Okay. Does that inform you what is happening below the PTDA? In terms of.
Could you move to the phone, please? Because there is somebody too.
Okay. Thank you. With reference to the financial charges, we believe that there should be something pretty much in line with last year's evolution, maybe even some improvements if the interest rate will go down. It is difficult to predict for sure the Forex impact since nobody has the knowledge about what is happening. Even for us, it is very specific items related to the exchange between NOK and euros. It is something very specific. Last year, there was, as we said, the impact from the evaluation of CFM. If I compare this quarter, I am talking about the net profit, with last year's first quarter, the difference of these lines is more than EUR 8 million. I think that these two lines explain very much of what happened in this quarter compared to what was last year.
I honestly do not believe that there will be a big evolution like this, but I do not know with reference to the NOK for the following years. In terms of tax rates, that is another important line of this part of the profit and loss. We see a sort of stability with what was the result of this quarter and even what was the result of last year. We do not expect big changes on these lines. I hope to have answered to your question.
Okay. Maybe I have a follow-up then later.
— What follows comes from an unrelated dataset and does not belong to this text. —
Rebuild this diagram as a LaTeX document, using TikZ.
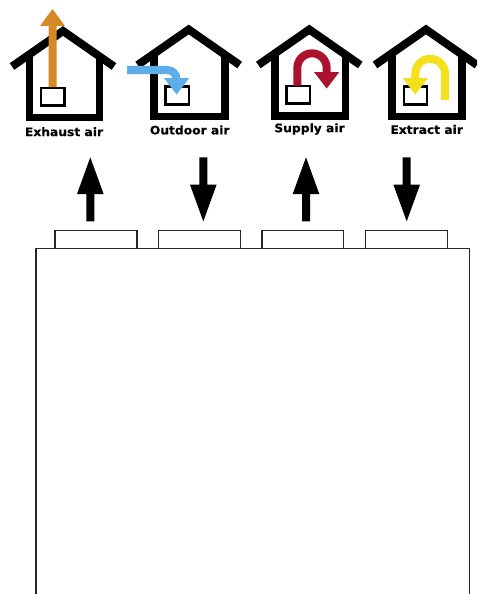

Thank you very much. Appreciate it.
Thank you.
Once again, if you wish to ask a question, please press star and one on your telephone. Mr. Nalini, there are no more questions registered at this time.
Thank you. Thank you, everybody, for listening and for your questions. Looking forward to speaking with you again for the presentation of the first half 2025 results. Good afternoon.
Ladies and gentlemen, thank you for joining. The conference is now over. You may disconnect your telephones. Thank you.